Search code examples
jsonamazon-s3amazon-dynamodbdistributed-computingbigdata

How can I export data from dynamo db to S3 and make faster ad hoc queries (instead of current spark 40 mins full table scan queries)?


Im currently working in big data team in a company, i need to export data from dynamo db to amazon s3, when exporting data and use spark to make queries on extracted semi-structred JSON, it takes 40 mins to make ad hoc queries with a full table scan. I read about apache drill and its ability to make seconds queries on unstructred data, should i proceed with apache drill or making a flattening for the json and store it as a hive ORC table (10 thousand columns)? in other word i need to make queries without the need to make a full table scan.


Solution

  • Well,

    If you are planning to work with Apache Drill, that is a good choice to not change the format of your data. Using Apache Drill it will do a table scan of your data, it will do a BIG IO in the S3 data if you are using JSON. For Sure it will be faster than Spark to do that.

    But according to Drill documentation they suggest to use Parquet for faster SQL queries. This will reduce the IO due to columnar interface. 10 thousand columns will not be a great problem, Drill will flat the data too.
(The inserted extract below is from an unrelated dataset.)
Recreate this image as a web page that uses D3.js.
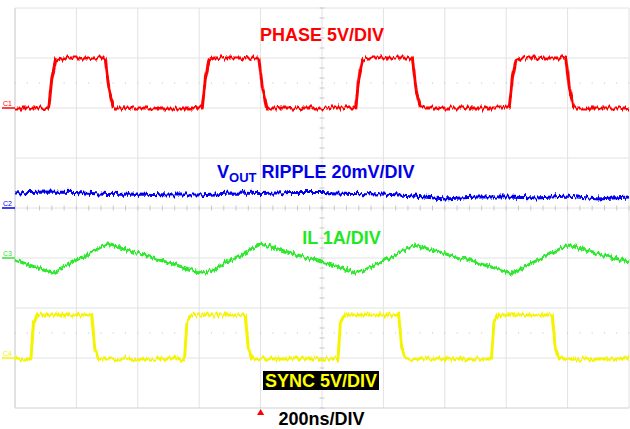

    I really suggest you to flat your data to Orc, that will allow you to compress your data, and with that format you can query your data really fast with Presto or AWS Athena. The advantage to use Orc, or Parquet, both columnar data files. It will reduce the IO time of reading regarding the Metastore information. You will set the schema and it will be done.
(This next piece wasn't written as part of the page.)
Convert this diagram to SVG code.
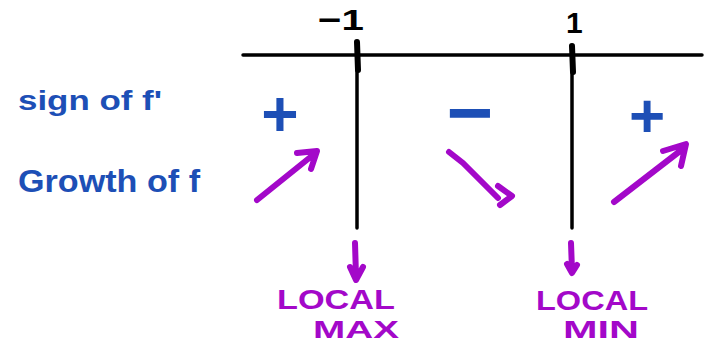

    The great issue to do that is the overhead of building the schema... That will be a Huge Overhead for you.

    So, make your choice. Apache Drill will allow you to infer the schema in your Json format reducing the overhead of building the schema format and etc. And probably will be faster than Spark for query. But will not be faster than convert the files to Orc or Parquet format. Will not be that compact so you will have more data to store and more data to read that means more money to spend in AWS. Usin Orc or Parquet will be faster, compact and cheaper. But will take a lot of time to build the schema.